Use multiple learning methods, or modalities. That may include ILT, VILT, self-study, videos, audio clips, and reflection.
Know your audience. An early career professional doesn’t need to know everything that a subject matter expert knows. And for any kind of education program, think about what content depth is needed to successfully perform the job.
Don’t forget to evaluate learning. Not only skills, but also behaviors. Let’s say you built a leadership development course. Are employees implementing the learned skills? How is this impacting employee performance? Maybe you measure productivity (i.e., support tickets answered) before and after.
MacDonald suggests the following:
Know that education exists within a context. The key is understanding the educational content and context. Understand what you're teaching, when employees are going to use it, and in what environment.
Help employees transfer knowledge to long-term memory. Employees need three things: the opportunity to practice, spaced repetition, and feedback. These are the three primary ways people learn. Through eLearning, digital scenarios, we can provide employees with an opportunity to rehearse and practice. If we can give them a bit of feedback, it helps transfer that practice from short-term memory into long-term memory.
Create conditions for learning to thrive. Educators should ensure that task performance expectations are communicated, encourage manager feedback on new tasks, and ask for employee feedback on the usefulness of education initiatives towards their job role.
Additional employee education best practices
Employee education that is formalized, scalable, and curriculum-based leads to the best outcomes.
So how can companies ensure their employee education initiatives are all three? By following the best practices below:
Use a learning framework or model to guide your curriculum. The ADDIE (Analyze, Design, Develop, Implement, Evaluate) model of instructional design is widely used among instructional designers.

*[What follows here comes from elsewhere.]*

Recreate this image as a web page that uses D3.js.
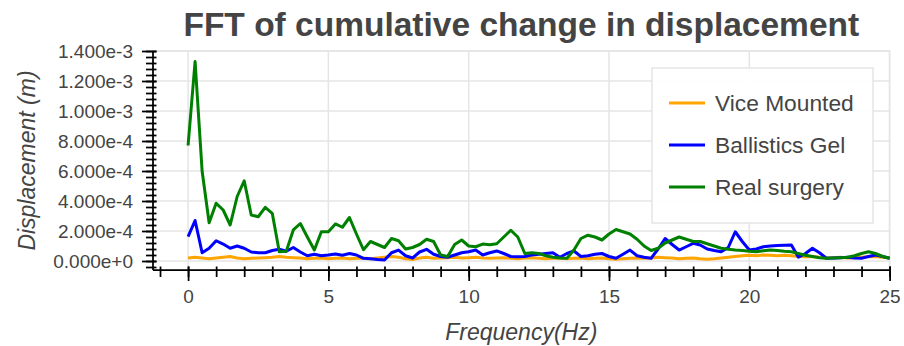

Establish a goal and measure progress against it. Tie employee education to a business goal and assign KPIs from the beginning so that you can measure the impact of your programs and initiatives on the business. If you can’t show business impact, securing the budget for resources will be difficult, and—without adequate budget and headcount—you’ll struggle to drive positive business outcomes.
Solicit employee feedback regularly. While lots of employee training is mandatory, you might also provide optional education for your employees to choose from. So it’s important that the content is enticing and engaging—both in terms of topic and format. Ask for employee feedback on your education initiatives to determine what employees want to know and ways to improve your content.
How can organizations build employee education initiatives?
When it’s time to build an employee education strategy for your company, you don’t need to start building from scratch. Using a strategic framework as a guide will improve your chances of success.
The Intellum Framework is one example that works to align stakeholders on the expected business impact. Our framework stems from the Intellum Methodology, which consists of eight strategic pillars:
1. Business goals
2. Audience strategy
3. Resources
4. Content strategy
5. Delivery strategy
6. Marketing strategy
7 Measurement
8. Application
The Intellum Framework helps you to build your educational strategy by looking at things from three perspectives: the perspective of your goals, the perspective of your audience, and the perspective of your content.